**WHAT YOU WILL DO**
Write out the material again exactly, please, and omit the pictures.

╭──

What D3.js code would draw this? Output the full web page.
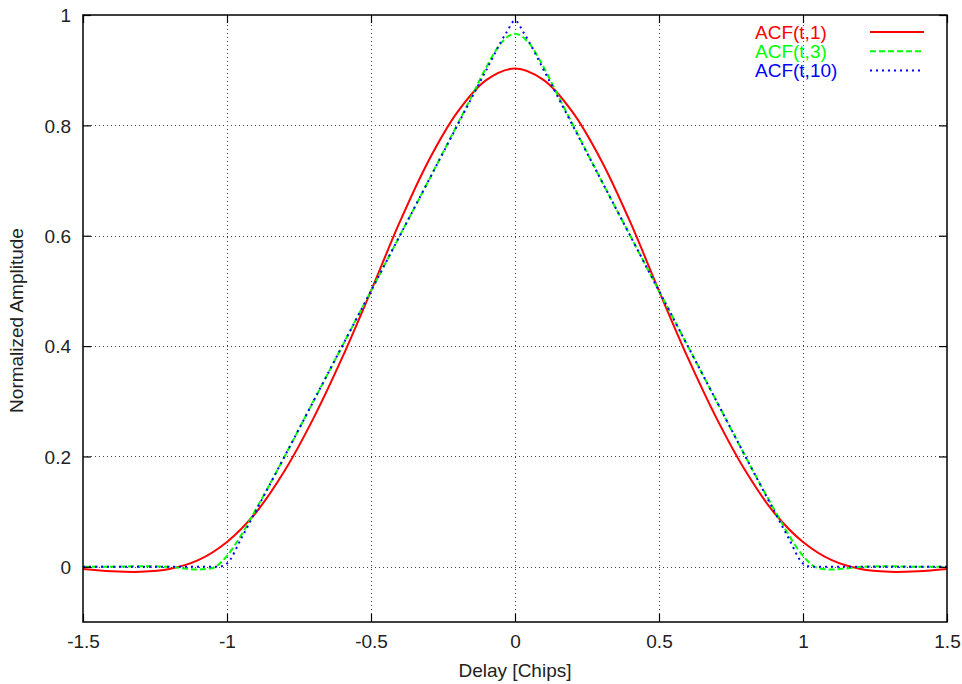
<!DOCTYPE html>
<html>
<head>
<meta charset="utf-8">
<script src="https://cdn.jsdelivr.net/npm/d3@7"></script>
<style>
 html,body{margin:0;padding:0;background:#fff;}
 svg text{font-family:"Liberation Sans",Arial,Helvetica,sans-serif;}
</style>
</head>
<body>
<div id="chart"></div>
<script>
(function(){
// values
const xTicks=[-1.5,-1,-0.5,0,0.5,1,1.5];
const yTicks=[0,0.2,0.4,0.6,0.8,1];

const delay1=[-1.5,-1.4,-1.3,-1.2,-1.1,-1.0,-0.9,-0.8,-0.7,-0.6,-0.5,-0.4,-0.3,-0.2,-0.1,0,
  0.1,0.2,0.3,0.4,0.5,0.6,0.7,0.8,0.9,1.0,1.1,1.2,1.3,1.4,1.5];
const acf1=[-0.004,-0.008,-0.009,-0.004,0.012,0.045,0.098,0.174,0.269,0.379,0.500,0.625,0.736,0.824,0.882,0.903,
  0.882,0.824,0.736,0.625,0.500,0.379,0.269,0.174,0.098,0.045,0.012,-0.004,-0.009,-0.008,-0.004];

const delay3=[-1.5,-1.4,-1.3,-1.2,-1.15,-1.1,-1.05,-1.0,-0.95,-0.9,-0.85,-0.8,-0.7,-0.6,-0.5,-0.4,-0.3,-0.2,-0.15,-0.1,-0.05,0,
  0.05,0.1,0.15,0.2,0.3,0.4,0.5,0.6,0.7,0.8,0.85,0.9,0.95,1.0,1.05,1.1,1.15,1.2,1.3,1.4,1.5];
const acf3=[0,0,0.001,0,-0.003,-0.005,-0.002,0.020,0.058,0.104,0.151,0.200,0.300,0.400,0.500,0.600,0.700,0.802,0.853,0.905,0.948,0.966,
  0.948,0.905,0.853,0.802,0.700,0.600,0.500,0.400,0.300,0.200,0.151,0.104,0.058,0.020,-0.002,-0.005,-0.003,0,0.001,0,0];

const delay10=[-1.5,-1.2,-1.1,-1.03,-1.0,-0.95,-0.9,-0.8,-0.7,-0.6,-0.5,-0.4,-0.3,-0.2,-0.1,-0.03,0,
  0.03,0.1,0.2,0.3,0.4,0.5,0.6,0.7,0.8,0.9,0.95,1.0,1.03,1.1,1.2,1.5];
const acf10=[0,0,0,0,0.006,0.052,0.101,0.200,0.300,0.400,0.500,0.600,0.700,0.800,0.900,0.968,0.990,
  0.968,0.900,0.800,0.700,0.600,0.500,0.400,0.300,0.200,0.101,0.052,0.006,0,0,0,0];

const seriesNames=['ACF(t,1)','ACF(t,3)','ACF(t,10)'];
const seriesColors=['#ff0000','#00ff00','#0000ff'];
const seriesDash=[null,'6,3','2,4'];
const seriesCurve=[d3.curveCatmullRom,d3.curveMonotoneX,d3.curveMonotoneX];
const series=[[delay1,acf1],[delay3,acf3],[delay10,acf10]];

const W=962,H=684,FS=19;
const m={l:83,r:15,t:15,b:62};
const svg=d3.select('#chart').append('svg').attr('width',W).attr('height',H);
const x=d3.scaleLinear().domain([-1.5,1.5]).range([m.l,W-m.r]);
const y=d3.scaleLinear().domain([-0.1,1]).range([H-m.b,m.t]);

// grid
const grid=svg.append('g').attr('stroke','#444').attr('stroke-width',1).attr('stroke-dasharray','1,3');
grid.selectAll('line.gx').data(xTicks.slice(1,-1)).enter().append('line')
  .attr('x1',d=>Math.round(x(d))+0.5).attr('x2',d=>Math.round(x(d))+0.5).attr('y1',y(-0.1)).attr('y2',y(1));
grid.selectAll('line.gy').data(yTicks.slice(0,-1)).enter().append('line')
  .attr('y1',d=>Math.round(y(d))+0.5).attr('y2',d=>Math.round(y(d))+0.5).attr('x1',x(-1.5)).attr('x2',x(1.5));

// curves
const plot=svg.append('g');
series.forEach((s,i)=>{
  const pts=s[0].map((t,j)=>[x(t),y(s[1][j])]);
  plot.append('path').attr('d',d3.line().curve(seriesCurve[i])(pts)).attr('fill','none')
    .attr('stroke',seriesColors[i]).attr('stroke-width',2)
    .attr('stroke-dasharray',seriesDash[i]);
});

// axes with inward, mirrored ticks
const fmt=d=>String(d);
const bottom=svg.append('g').attr('transform',`translate(0,${y(-0.1)})`)
  .call(d3.axisBottom(x).tickValues(xTicks).tickFormat(fmt).tickSizeInner(-8).tickSizeOuter(0));
const top=svg.append('g').attr('transform',`translate(0,${y(1)})`)
  .call(d3.axisTop(x).tickValues(xTicks).tickFormat('').tickSizeInner(-8).tickSizeOuter(0));
const left=svg.append('g').attr('transform',`translate(${x(-1.5)},0)`)
  .call(d3.axisLeft(y).tickValues(yTicks).tickFormat(fmt).tickSizeInner(-8).tickSizeOuter(0));
const right=svg.append('g').attr('transform',`translate(${x(1.5)},0)`)
  .call(d3.axisRight(y).tickValues(yTicks).tickFormat('').tickSizeInner(-8).tickSizeOuter(0));
[bottom,top,left,right].forEach(a=>{
  a.select('.domain').remove();
  a.selectAll('line').attr('stroke','#000').attr('stroke-width',1.2);
  a.selectAll('text').attr('font-size',FS).attr('fill','#222')
    .attr('font-family','"Liberation Sans",Arial,sans-serif');
});
bottom.selectAll('text').attr('y',26).attr('dy',0);
left.selectAll('text').attr('x',-12).attr('dy','0.36em');

// frame
svg.append('rect').attr('x',x(-1.5)).attr('y',y(1)).attr('width',x(1.5)-x(-1.5)).attr('height',y(-0.1)-y(1))
  .attr('fill','none').attr('stroke','#000').attr('stroke-width',1.5);

// axis titles
svg.append('text').attr('x',(x(-1.5)+x(1.5))/2).attr('y',677).attr('text-anchor','middle')
  .attr('font-size',FS).attr('fill','#222').text('Delay [Chips]');
svg.append('text').attr('transform',`translate(23,${(y(-0.1)+y(1))/2+2}) rotate(-90)`).attr('text-anchor','middle')
  .attr('font-size',FS).attr('fill','#222').text('Normalized Amplitude');

// legend
const key=svg.append('g');
seriesNames.forEach((n,i)=>{
  const yy=32+i*19.3;
  key.append('text').attr('x',755).attr('y',yy+6.5).attr('font-size',FS).attr('fill',seriesColors[i]).text(n);
  key.append('line').attr('x1',870).attr('x2',924).attr('y1',yy).attr('y2',yy)
    .attr('stroke',seriesColors[i]).attr('stroke-width',2).attr('stroke-dasharray',seriesDash[i]);
});
})();
</script>
</body>
</html>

╰──

**ANSWER IN FULL**
What D3.js code would draw this? Output the full web page.
<!DOCTYPE html>
<html>
<head>
<meta charset="utf-8">
<script src="https://cdn.jsdelivr.net/npm/d3@7"></script>
<style>
 html,body{margin:0;padding:0;background:#fff;}
 svg text{font-family:"Liberation Sans",Arial,Helvetica,sans-serif;}
</style>
</head>
<body>
<div id="chart"></div>
<script>
(function(){
// values
const xTicks=[-1.5,-1,-0.5,0,0.5,1,1.5];
const yTicks=[0,0.2,0.4,0.6,0.8,1];

const delay1=[-1.5,-1.4,-1.3,-1.2,-1.1,-1.0,-0.9,-0.8,-0.7,-0.6,-0.5,-0.4,-0.3,-0.2,-0.1,0,
  0.1,0.2,0.3,0.4,0.5,0.6,0.7,0.8,0.9,1.0,1.1,1.2,1.3,1.4,1.5];
const acf1=[-0.004,-0.008,-0.009,-0.004,0.012,0.045,0.098,0.174,0.269,0.379,0.500,0.625,0.736,0.824,0.882,0.903,
  0.882,0.824,0.736,0.625,0.500,0.379,0.269,0.174,0.098,0.045,0.012,-0.004,-0.009,-0.008,-0.004];

const delay3=[-1.5,-1.4,-1.3,-1.2,-1.15,-1.1,-1.05,-1.0,-0.95,-0.9,-0.85,-0.8,-0.7,-0.6,-0.5,-0.4,-0.3,-0.2,-0.15,-0.1,-0.05,0,
  0.05,0.1,0.15,0.2,0.3,0.4,0.5,0.6,0.7,0.8,0.85,0.9,0.95,1.0,1.05,1.1,1.15,1.2,1.3,1.4,1.5];
const acf3=[0,0,0.001,0,-0.003,-0.005,-0.002,0.020,0.058,0.104,0.151,0.200,0.300,0.400,0.500,0.600,0.700,0.802,0.853,0.905,0.948,0.966,
  0.948,0.905,0.853,0.802,0.700,0.600,0.500,0.400,0.300,0.200,0.151,0.104,0.058,0.020,-0.002,-0.005,-0.003,0,0.001,0,0];

const delay10=[-1.5,-1.2,-1.1,-1.03,-1.0,-0.95,-0.9,-0.8,-0.7,-0.6,-0.5,-0.4,-0.3,-0.2,-0.1,-0.03,0,
  0.03,0.1,0.2,0.3,0.4,0.5,0.6,0.7,0.8,0.9,0.95,1.0,1.03,1.1,1.2,1.5];
const acf10=[0,0,0,0,0.006,0.052,0.101,0.200,0.300,0.400,0.500,0.600,0.700,0.800,0.900,0.968,0.990,
  0.968,0.900,0.800,0.700,0.600,0.500,0.400,0.300,0.200,0.101,0.052,0.006,0,0,0,0];

const seriesNames=['ACF(t,1)','ACF(t,3)','ACF(t,10)'];
const seriesColors=['#ff0000','#00ff00','#0000ff'];
const seriesDash=[null,'6,3','2,4'];
const seriesCurve=[d3.curveCatmullRom,d3.curveMonotoneX,d3.curveMonotoneX];
const series=[[delay1,acf1],[delay3,acf3],[delay10,acf10]];

const W=962,H=684,FS=19;
const m={l:83,r:15,t:15,b:62};
const svg=d3.select('#chart').append('svg').attr('width',W).attr('height',H);
const x=d3.scaleLinear().domain([-1.5,1.5]).range([m.l,W-m.r]);
const y=d3.scaleLinear().domain([-0.1,1]).range([H-m.b,m.t]);

// grid
const grid=svg.append('g').attr('stroke','#444').attr('stroke-width',1).attr('stroke-dasharray','1,3');
grid.selectAll('line.gx').data(xTicks.slice(1,-1)).enter().append('line')
  .attr('x1',d=>Math.round(x(d))+0.5).attr('x2',d=>Math.round(x(d))+0.5).attr('y1',y(-0.1)).attr('y2',y(1));
grid.selectAll('line.gy').data(yTicks.slice(0,-1)).enter().append('line')
  .attr('y1',d=>Math.round(y(d))+0.5).attr('y2',d=>Math.round(y(d))+0.5).attr('x1',x(-1.5)).attr('x2',x(1.5));

// curves
const plot=svg.append('g');
series.forEach((s,i)=>{
  const pts=s[0].map((t,j)=>[x(t),y(s[1][j])]);
  plot.append('path').attr('d',d3.line().curve(seriesCurve[i])(pts)).attr('fill','none')
    .attr('stroke',seriesColors[i]).attr('stroke-width',2)
    .attr('stroke-dasharray',seriesDash[i]);
});

// axes with inward, mirrored ticks
const fmt=d=>String(d);
const bottom=svg.append('g').attr('transform',`translate(0,${y(-0.1)})`)
  .call(d3.axisBottom(x).tickValues(xTicks).tickFormat(fmt).tickSizeInner(-8).tickSizeOuter(0));
const top=svg.append('g').attr('transform',`translate(0,${y(1)})`)
  .call(d3.axisTop(x).tickValues(xTicks).tickFormat('').tickSizeInner(-8).tickSizeOuter(0));
const left=svg.append('g').attr('transform',`translate(${x(-1.5)},0)`)
  .call(d3.axisLeft(y).tickValues(yTicks).tickFormat(fmt).tickSizeInner(-8).tickSizeOuter(0));
const right=svg.append('g').attr('transform',`translate(${x(1.5)},0)`)
  .call(d3.axisRight(y).tickValues(yTicks).tickFormat('').tickSizeInner(-8).tickSizeOuter(0));
[bottom,top,left,right].forEach(a=>{
  a.select('.domain').remove();
  a.selectAll('line').attr('stroke','#000').attr('stroke-width',1.2);
  a.selectAll('text').attr('font-size',FS).attr('fill','#222')
    .attr('font-family','"Liberation Sans",Arial,sans-serif');
});
bottom.selectAll('text').attr('y',26).attr('dy',0);
left.selectAll('text').attr('x',-12).attr('dy','0.36em');

// frame
svg.append('rect').attr('x',x(-1.5)).attr('y',y(1)).attr('width',x(1.5)-x(-1.5)).attr('height',y(-0.1)-y(1))
  .attr('fill','none').attr('stroke','#000').attr('stroke-width',1.5);

// axis titles
svg.append('text').attr('x',(x(-1.5)+x(1.5))/2).attr('y',677).attr('text-anchor','middle')
  .attr('font-size',FS).attr('fill','#222').text('Delay [Chips]');
svg.append('text').attr('transform',`translate(23,${(y(-0.1)+y(1))/2+2}) rotate(-90)`).attr('text-anchor','middle')
  .attr('font-size',FS).attr('fill','#222').text('Normalized Amplitude');

// legend
const key=svg.append('g');
seriesNames.forEach((n,i)=>{
  const yy=32+i*19.3;
  key.append('text').attr('x',755).attr('y',yy+6.5).attr('font-size',FS).attr('fill',seriesColors[i]).text(n);
  key.append('line').attr('x1',870).attr('x2',924).attr('y1',yy).attr('y2',yy)
    .attr('stroke',seriesColors[i]).attr('stroke-width',2).attr('stroke-dasharray',seriesDash[i]);
});
})();
</script>
</body>
</html>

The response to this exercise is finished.